> **DIRECTIONS FOR THIS TASK**: Starting from the top of the material, restate each line exactly until the line that contains "const yLabel = 'Voltage';", which is also copied. Pictures are excluded.

> **DATASET EXCERPT**:
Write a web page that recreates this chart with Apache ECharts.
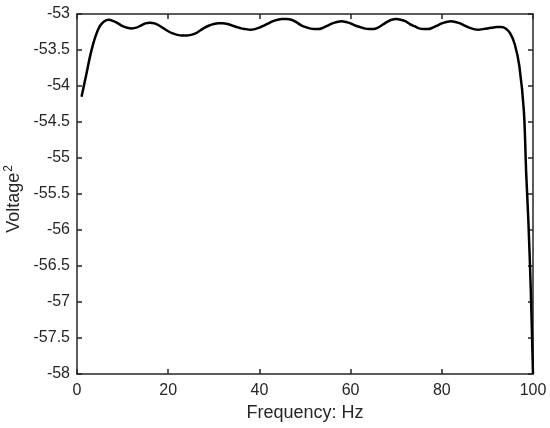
<!DOCTYPE html>
<html>
<head>
<meta charset="utf-8">
<script src="https://cdn.jsdelivr.net/npm/echarts@6/dist/echarts.min.js"></script>
<style>html,body{margin:0;padding:0;background:#fff}#c{width:550px;height:428px}</style>
</head>
<body>
<div id="c"></div>
<script>
const freq = [1,2,3,4,5,6,7,8,9,10,11,12,13,14,15,16,17,18,19,20,21,22,23,24,25,26,27,28,29,30,31,32,33,34,35,36,37,38,39,40,41,42,43,44,45,46,47,48,49,50,51,52,53,54,55,56,57,58,59,60,61,62,63,64,65,66,67,68,69,70,71,72,73,74,75,76,77,78,79,80,81,82,83,84,85,86,87,88,89,90,91,92,93,94,95,96,97,98,98.5,99,99.5,100];
const voltage = [-54.15,-53.85,-53.55,-53.32,-53.17,-53.1,-53.08,-53.1,-53.13,-53.17,-53.19,-53.2,-53.19,-53.16,-53.13,-53.12,-53.13,-53.16,-53.2,-53.24,-53.27,-53.29,-53.3,-53.3,-53.29,-53.27,-53.23,-53.19,-53.16,-53.14,-53.13,-53.13,-53.14,-53.16,-53.18,-53.2,-53.21,-53.22,-53.21,-53.19,-53.16,-53.13,-53.1,-53.08,-53.07,-53.07,-53.08,-53.11,-53.15,-53.18,-53.2,-53.21,-53.21,-53.19,-53.16,-53.13,-53.11,-53.1,-53.11,-53.13,-53.16,-53.18,-53.2,-53.21,-53.21,-53.19,-53.15,-53.11,-53.08,-53.07,-53.08,-53.1,-53.14,-53.17,-53.2,-53.21,-53.21,-53.19,-53.16,-53.13,-53.11,-53.1,-53.11,-53.13,-53.16,-53.19,-53.21,-53.22,-53.21,-53.2,-53.19,-53.18,-53.18,-53.2,-53.27,-53.42,-53.72,-54.35,-55.2,-55.9,-56.8,-58];
const xTicks = [0,20,40,60,80,100];
const yTicks = [-58,-57.5,-57,-56.5,-56,-55.5,-55,-54.5,-54,-53.5,-53];
const xLabel = 'Frequency: Hz';
const yLabel = 'Voltage';

const chart = echarts.init(document.getElementById('c'));
const font = 'Liberation Sans, Arial, Helvetica, sans-serif';
const axisLine = {show:true, onZero:false, lineStyle:{color:'#262626', width:1.5}};
const tick = {show:true, inside:true, length:5, lineStyle:{color:'#262626', width:1.5}};
chart.setOption({
  animation:false,
  grid:{left:77, right:17, top:14, bottom:54, containLabel:false, outerBoundsMode:'none'},
  xAxis:[
    {type:'value', min:xTicks[0], max:xTicks[xTicks.length-1], interval:20, position:'bottom',
     axisLine, axisTick:tick, splitLine:{show:false},
     axisLabel:{color:'#262626', fontSize:16, fontFamily:font, margin:9},
     name:xLabel, nameLocation:'middle', nameGap:28,
     nameTextStyle:{color:'#262626', fontSize:18, fontFamily:font}},
    {type:'value', min:xTicks[0], max:xTicks[xTicks.length-1], interval:20, position:'top',
     axisLine, axisTick:tick, splitLine:{show:false}, axisLabel:{show:false}}
  ],
  yAxis:[
    {type:'value', min:yTicks[0], max:yTicks[yTicks.length-1], interval:0.5, position:'left',
     axisLine, axisTick:tick, splitLine:{show:false},
     axisLabel:{color:'#262626', fontSize:16, fontFamily:font, margin:7},
     name:'{b|' + yLabel + '}{s|2}', nameLocation:'middle', nameGap:41, nameRotate:90,
     nameTextStyle:{color:'#262626', fontFamily:font, padding:[0,10,0,0],
       rich:{b:{fontSize:18, fontFamily:font, color:'#262626'},
             s:{fontSize:12, fontFamily:font, color:'#262626', padding:[0,0,10,1]}}}},
    {type:'value', min:yTicks[0], max:yTicks[yTicks.length-1], interval:0.5, position:'right',
     axisLine, axisTick:tick, splitLine:{show:false}, axisLabel:{show:false}}
  ],
  series:[{
    type:'line', data:freq.map((f,i)=>[f, voltage[i]]), showSymbol:false, smooth:0.3,
    lineStyle:{color:'#000', width:2.5}, clip:true
  }]
});
</script>
</body>
</html>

> **RIGHT ANSWER**:
Write a web page that recreates this chart with Apache ECharts.
<!DOCTYPE html>
<html>
<head>
<meta charset="utf-8">
<script src="https://cdn.jsdelivr.net/npm/echarts@6/dist/echarts.min.js"></script>
<style>html,body{margin:0;padding:0;background:#fff}#c{width:550px;height:428px}</style>
</head>
<body>
<div id="c"></div>
<script>
const freq = [1,2,3,4,5,6,7,8,9,10,11,12,13,14,15,16,17,18,19,20,21,22,23,24,25,26,27,28,29,30,31,32,33,34,35,36,37,38,39,40,41,42,43,44,45,46,47,48,49,50,51,52,53,54,55,56,57,58,59,60,61,62,63,64,65,66,67,68,69,70,71,72,73,74,75,76,77,78,79,80,81,82,83,84,85,86,87,88,89,90,91,92,93,94,95,96,97,98,98.5,99,99.5,100];
const voltage = [-54.15,-53.85,-53.55,-53.32,-53.17,-53.1,-53.08,-53.1,-53.13,-53.17,-53.19,-53.2,-53.19,-53.16,-53.13,-53.12,-53.13,-53.16,-53.2,-53.24,-53.27,-53.29,-53.3,-53.3,-53.29,-53.27,-53.23,-53.19,-53.16,-53.14,-53.13,-53.13,-53.14,-53.16,-53.18,-53.2,-53.21,-53.22,-53.21,-53.19,-53.16,-53.13,-53.1,-53.08,-53.07,-53.07,-53.08,-53.11,-53.15,-53.18,-53.2,-53.21,-53.21,-53.19,-53.16,-53.13,-53.11,-53.1,-53.11,-53.13,-53.16,-53.18,-53.2,-53.21,-53.21,-53.19,-53.15,-53.11,-53.08,-53.07,-53.08,-53.1,-53.14,-53.17,-53.2,-53.21,-53.21,-53.19,-53.16,-53.13,-53.11,-53.1,-53.11,-53.13,-53.16,-53.19,-53.21,-53.22,-53.21,-53.2,-53.19,-53.18,-53.18,-53.2,-53.27,-53.42,-53.72,-54.35,-55.2,-55.9,-56.8,-58];
const xTicks = [0,20,40,60,80,100];
const yTicks = [-58,-57.5,-57,-56.5,-56,-55.5,-55,-54.5,-54,-53.5,-53];
const xLabel = 'Frequency: Hz';
const yLabel = 'Voltage';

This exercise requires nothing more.